*Stated exercise*
Begin with the first line of the material and write out each line exactly, ending with the line that contains "medida a bordo". Pictures are not part of the copy.

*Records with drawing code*
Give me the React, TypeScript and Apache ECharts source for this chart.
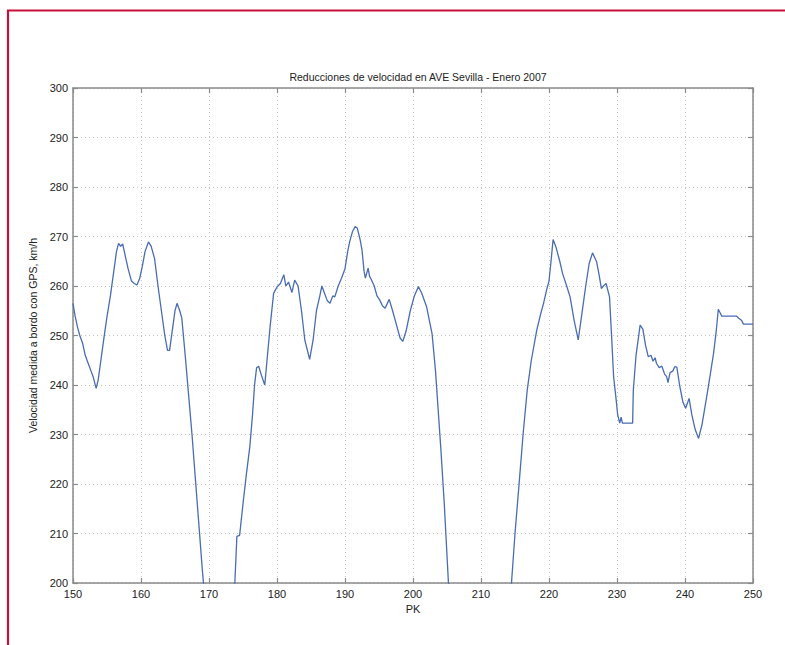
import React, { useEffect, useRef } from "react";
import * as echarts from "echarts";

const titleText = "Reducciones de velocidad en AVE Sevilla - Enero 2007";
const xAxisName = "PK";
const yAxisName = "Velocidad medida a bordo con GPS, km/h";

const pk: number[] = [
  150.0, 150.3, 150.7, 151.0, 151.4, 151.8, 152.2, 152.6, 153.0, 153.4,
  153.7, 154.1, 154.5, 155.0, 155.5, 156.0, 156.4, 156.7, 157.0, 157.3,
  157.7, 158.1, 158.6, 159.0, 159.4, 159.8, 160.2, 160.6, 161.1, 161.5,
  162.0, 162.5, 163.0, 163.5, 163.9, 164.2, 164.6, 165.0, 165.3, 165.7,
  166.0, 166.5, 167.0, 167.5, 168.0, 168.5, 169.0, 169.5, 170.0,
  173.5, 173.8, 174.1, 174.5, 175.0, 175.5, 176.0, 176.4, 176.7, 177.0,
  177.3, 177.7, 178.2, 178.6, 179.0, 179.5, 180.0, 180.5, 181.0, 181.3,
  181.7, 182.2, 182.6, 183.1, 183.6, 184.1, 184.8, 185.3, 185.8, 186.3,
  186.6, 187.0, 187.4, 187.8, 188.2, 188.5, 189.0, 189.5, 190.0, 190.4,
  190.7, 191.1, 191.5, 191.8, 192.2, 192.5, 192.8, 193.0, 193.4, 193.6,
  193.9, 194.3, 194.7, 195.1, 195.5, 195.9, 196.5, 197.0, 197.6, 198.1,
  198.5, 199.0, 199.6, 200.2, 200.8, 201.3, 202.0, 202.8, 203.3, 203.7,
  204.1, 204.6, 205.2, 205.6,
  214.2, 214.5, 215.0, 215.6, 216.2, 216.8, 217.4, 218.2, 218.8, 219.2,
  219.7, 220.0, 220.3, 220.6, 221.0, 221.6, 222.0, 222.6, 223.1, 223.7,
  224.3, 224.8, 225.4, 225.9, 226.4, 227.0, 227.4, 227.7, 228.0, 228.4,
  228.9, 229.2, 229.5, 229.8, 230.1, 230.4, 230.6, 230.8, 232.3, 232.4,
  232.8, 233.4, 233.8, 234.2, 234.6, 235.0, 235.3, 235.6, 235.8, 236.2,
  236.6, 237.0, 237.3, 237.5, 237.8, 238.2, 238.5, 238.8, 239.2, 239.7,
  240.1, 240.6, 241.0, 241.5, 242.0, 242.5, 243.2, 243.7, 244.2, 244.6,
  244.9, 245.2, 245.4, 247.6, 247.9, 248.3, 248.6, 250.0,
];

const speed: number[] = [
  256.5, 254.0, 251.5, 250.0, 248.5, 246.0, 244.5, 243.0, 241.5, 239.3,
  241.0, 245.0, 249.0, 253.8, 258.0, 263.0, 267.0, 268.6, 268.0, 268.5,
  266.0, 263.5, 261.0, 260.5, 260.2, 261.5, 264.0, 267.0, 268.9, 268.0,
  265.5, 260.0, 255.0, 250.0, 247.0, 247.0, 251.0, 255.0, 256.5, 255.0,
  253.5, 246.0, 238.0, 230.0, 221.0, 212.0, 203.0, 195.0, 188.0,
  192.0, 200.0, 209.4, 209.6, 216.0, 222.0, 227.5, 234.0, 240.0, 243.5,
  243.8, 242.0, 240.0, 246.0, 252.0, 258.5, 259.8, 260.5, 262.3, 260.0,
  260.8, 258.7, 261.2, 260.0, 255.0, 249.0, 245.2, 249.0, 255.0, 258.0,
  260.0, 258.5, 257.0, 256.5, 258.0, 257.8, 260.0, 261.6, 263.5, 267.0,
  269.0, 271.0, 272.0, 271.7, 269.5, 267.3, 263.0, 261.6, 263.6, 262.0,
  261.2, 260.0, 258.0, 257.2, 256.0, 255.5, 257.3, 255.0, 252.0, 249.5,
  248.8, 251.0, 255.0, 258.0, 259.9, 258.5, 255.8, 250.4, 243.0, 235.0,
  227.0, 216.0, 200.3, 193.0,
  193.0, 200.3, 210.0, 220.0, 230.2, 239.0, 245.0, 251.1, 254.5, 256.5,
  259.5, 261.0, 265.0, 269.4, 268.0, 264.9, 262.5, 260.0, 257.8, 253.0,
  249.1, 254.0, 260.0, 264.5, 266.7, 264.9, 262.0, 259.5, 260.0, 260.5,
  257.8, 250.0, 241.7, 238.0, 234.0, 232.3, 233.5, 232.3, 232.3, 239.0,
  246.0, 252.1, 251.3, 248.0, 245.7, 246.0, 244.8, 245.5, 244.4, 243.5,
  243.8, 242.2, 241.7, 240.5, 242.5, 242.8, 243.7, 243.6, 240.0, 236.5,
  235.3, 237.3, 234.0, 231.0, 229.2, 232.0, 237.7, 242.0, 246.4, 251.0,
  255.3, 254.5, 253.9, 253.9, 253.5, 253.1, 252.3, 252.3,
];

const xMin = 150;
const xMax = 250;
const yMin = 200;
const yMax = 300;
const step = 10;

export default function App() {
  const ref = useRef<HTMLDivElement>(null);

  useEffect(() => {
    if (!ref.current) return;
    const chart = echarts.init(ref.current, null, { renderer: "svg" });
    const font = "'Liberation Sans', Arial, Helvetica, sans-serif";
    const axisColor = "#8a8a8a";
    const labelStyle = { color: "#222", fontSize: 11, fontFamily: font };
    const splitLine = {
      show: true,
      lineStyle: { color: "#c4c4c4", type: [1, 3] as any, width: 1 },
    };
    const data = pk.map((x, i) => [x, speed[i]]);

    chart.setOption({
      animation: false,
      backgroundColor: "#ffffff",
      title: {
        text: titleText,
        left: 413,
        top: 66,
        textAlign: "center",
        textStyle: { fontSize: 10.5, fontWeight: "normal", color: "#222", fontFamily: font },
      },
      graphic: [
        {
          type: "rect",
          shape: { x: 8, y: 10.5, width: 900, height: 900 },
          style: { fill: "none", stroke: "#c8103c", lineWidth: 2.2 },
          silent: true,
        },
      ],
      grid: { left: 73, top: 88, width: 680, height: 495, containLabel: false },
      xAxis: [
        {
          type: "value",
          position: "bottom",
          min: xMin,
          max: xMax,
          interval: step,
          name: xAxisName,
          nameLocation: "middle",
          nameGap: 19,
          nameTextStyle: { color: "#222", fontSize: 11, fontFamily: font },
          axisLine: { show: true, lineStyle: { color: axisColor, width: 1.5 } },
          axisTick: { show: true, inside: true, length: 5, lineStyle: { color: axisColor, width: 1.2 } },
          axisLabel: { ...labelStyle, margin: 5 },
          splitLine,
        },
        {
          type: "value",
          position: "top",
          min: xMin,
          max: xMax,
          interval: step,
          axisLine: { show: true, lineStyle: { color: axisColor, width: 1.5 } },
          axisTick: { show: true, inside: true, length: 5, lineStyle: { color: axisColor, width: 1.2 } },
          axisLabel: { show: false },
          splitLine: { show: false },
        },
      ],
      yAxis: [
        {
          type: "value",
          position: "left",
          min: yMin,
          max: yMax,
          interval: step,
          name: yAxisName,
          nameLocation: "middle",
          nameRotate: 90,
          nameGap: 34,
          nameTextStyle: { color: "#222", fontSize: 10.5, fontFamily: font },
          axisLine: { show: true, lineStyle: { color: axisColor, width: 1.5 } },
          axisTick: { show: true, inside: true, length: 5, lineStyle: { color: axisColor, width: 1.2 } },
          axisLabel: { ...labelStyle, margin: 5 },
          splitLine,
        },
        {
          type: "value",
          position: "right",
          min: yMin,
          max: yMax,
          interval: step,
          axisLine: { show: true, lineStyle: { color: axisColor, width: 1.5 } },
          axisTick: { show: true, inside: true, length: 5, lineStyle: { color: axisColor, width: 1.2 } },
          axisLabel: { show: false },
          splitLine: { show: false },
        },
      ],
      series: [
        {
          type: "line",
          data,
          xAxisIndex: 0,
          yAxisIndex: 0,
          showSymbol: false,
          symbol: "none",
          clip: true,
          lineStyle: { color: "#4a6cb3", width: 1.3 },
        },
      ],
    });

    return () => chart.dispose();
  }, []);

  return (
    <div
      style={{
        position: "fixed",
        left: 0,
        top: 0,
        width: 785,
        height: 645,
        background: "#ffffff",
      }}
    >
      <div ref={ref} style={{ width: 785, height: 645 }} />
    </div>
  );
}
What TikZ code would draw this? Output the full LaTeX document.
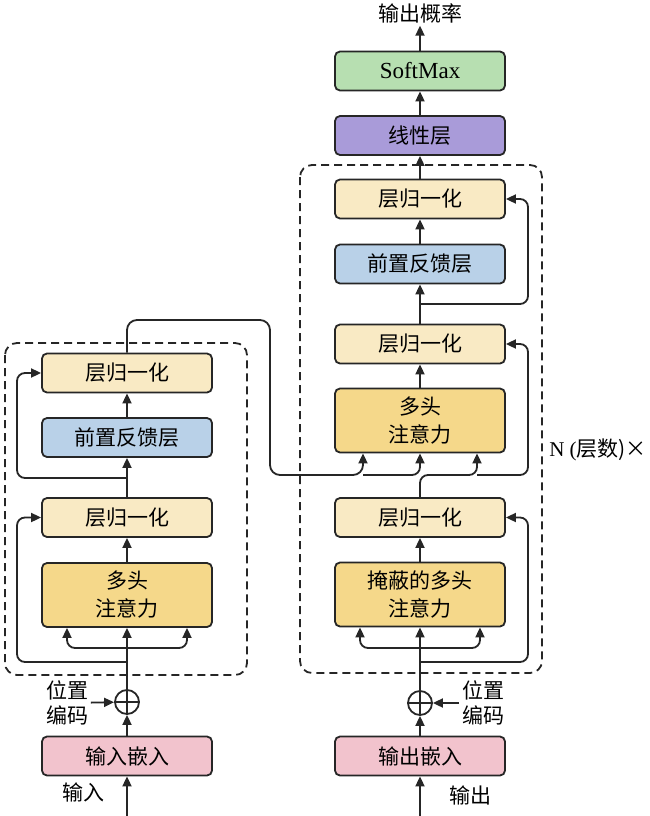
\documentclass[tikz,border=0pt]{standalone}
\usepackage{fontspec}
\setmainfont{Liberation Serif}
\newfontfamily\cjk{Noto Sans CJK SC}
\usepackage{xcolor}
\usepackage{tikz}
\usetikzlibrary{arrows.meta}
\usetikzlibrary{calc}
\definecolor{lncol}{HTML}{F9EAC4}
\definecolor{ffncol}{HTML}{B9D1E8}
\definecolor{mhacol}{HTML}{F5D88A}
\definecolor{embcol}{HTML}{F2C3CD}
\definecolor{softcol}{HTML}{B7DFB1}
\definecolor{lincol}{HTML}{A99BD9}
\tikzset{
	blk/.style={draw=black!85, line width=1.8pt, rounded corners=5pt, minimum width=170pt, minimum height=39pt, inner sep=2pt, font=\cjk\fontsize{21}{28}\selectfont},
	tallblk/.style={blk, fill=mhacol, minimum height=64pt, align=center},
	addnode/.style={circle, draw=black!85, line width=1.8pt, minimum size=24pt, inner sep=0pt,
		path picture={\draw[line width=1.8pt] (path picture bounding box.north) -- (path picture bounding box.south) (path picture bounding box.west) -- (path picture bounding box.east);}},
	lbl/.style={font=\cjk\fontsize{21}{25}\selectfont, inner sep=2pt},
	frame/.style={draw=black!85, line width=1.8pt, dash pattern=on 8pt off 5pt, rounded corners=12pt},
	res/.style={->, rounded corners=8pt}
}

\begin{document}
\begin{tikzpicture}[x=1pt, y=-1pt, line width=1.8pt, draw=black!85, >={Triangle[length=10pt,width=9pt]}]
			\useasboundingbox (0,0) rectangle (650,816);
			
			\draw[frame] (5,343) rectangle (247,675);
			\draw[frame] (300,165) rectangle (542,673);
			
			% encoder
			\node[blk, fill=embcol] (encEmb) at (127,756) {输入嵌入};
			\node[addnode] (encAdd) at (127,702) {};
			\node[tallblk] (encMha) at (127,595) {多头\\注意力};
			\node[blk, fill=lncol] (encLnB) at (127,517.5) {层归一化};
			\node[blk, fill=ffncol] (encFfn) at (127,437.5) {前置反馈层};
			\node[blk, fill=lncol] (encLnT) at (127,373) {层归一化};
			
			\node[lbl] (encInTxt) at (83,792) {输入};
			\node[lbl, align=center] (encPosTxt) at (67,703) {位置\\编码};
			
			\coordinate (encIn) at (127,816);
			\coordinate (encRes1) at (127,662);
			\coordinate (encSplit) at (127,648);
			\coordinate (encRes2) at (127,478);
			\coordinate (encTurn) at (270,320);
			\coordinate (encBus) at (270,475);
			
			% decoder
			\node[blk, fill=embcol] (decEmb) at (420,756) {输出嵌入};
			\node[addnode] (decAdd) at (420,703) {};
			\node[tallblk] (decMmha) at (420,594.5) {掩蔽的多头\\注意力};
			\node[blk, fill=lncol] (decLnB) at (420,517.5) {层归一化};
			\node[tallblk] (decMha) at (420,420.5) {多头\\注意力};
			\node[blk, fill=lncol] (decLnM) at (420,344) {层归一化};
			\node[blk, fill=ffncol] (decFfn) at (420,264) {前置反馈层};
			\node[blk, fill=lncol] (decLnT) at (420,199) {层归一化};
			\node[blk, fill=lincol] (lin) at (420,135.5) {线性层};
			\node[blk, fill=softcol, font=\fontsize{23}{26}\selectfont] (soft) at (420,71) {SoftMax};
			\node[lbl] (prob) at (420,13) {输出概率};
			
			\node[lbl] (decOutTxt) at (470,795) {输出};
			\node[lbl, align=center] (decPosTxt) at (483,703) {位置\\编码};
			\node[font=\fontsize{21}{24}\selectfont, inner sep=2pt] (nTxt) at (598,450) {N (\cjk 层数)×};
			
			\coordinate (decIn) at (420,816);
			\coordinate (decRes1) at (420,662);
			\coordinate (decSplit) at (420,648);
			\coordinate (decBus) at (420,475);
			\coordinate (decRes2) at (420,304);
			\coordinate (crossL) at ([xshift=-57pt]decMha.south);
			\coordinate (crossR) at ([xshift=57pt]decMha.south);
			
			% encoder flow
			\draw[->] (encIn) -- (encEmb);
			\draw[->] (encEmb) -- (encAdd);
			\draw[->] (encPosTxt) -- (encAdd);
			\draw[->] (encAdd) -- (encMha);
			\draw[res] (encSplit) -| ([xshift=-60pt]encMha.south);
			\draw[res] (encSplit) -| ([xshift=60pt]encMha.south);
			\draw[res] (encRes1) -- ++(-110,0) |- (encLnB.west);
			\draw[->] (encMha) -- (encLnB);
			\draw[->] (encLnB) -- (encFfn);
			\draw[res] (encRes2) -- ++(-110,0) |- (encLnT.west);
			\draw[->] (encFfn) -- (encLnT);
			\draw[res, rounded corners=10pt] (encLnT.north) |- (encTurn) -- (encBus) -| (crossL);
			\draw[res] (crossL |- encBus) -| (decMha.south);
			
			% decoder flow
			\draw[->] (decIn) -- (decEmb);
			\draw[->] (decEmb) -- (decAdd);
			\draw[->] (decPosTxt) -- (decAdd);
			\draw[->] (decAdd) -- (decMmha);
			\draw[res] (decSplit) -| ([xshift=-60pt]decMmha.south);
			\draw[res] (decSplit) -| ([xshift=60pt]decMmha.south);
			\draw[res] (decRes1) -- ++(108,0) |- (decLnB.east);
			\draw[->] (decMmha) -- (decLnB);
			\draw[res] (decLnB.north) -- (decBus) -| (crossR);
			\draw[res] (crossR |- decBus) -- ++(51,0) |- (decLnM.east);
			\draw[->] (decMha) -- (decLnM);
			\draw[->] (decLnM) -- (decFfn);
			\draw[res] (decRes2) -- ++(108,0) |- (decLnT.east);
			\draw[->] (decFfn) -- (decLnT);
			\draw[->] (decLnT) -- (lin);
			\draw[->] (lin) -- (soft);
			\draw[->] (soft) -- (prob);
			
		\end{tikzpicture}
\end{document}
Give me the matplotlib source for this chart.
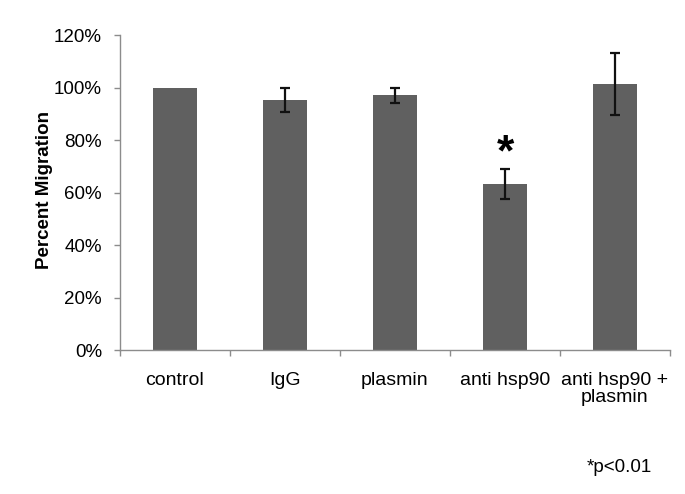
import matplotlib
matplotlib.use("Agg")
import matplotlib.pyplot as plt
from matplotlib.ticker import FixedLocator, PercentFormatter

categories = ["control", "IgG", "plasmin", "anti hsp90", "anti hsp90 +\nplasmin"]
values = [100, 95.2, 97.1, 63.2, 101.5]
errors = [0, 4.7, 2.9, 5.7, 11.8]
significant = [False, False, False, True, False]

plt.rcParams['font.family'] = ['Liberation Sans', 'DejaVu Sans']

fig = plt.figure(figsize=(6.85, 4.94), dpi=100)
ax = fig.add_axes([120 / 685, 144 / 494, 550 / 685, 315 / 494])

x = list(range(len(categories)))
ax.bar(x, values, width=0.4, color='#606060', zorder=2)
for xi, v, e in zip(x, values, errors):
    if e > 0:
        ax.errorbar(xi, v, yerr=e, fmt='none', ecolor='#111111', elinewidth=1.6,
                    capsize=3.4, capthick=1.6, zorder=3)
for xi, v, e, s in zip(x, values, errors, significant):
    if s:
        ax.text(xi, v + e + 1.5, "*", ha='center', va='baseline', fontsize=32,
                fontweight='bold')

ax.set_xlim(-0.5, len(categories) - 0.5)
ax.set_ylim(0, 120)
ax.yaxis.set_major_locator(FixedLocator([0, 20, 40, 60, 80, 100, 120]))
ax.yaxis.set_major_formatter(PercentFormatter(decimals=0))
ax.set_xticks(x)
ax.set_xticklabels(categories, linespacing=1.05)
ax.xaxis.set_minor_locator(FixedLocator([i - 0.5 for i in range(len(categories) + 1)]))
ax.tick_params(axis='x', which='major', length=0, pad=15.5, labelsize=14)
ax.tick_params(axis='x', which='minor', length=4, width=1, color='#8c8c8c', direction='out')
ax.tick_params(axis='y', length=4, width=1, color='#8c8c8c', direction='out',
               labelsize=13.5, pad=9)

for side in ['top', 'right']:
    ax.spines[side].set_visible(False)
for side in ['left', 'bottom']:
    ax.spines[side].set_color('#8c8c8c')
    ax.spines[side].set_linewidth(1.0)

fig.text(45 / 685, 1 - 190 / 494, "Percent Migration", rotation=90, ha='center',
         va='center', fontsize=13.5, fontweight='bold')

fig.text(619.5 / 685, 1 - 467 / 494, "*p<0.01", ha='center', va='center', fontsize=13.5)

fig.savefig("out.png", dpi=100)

*The reply*
Give me the React, TypeScript and Apache ECharts source for this chart.
import React, { useEffect, useRef } from "react";
import * as echarts from "echarts";

const titleText = "Reducciones de velocidad en AVE Sevilla - Enero 2007";
const xAxisName = "PK";
const yAxisName = "Velocidad medida a bordo con GPS, km/h";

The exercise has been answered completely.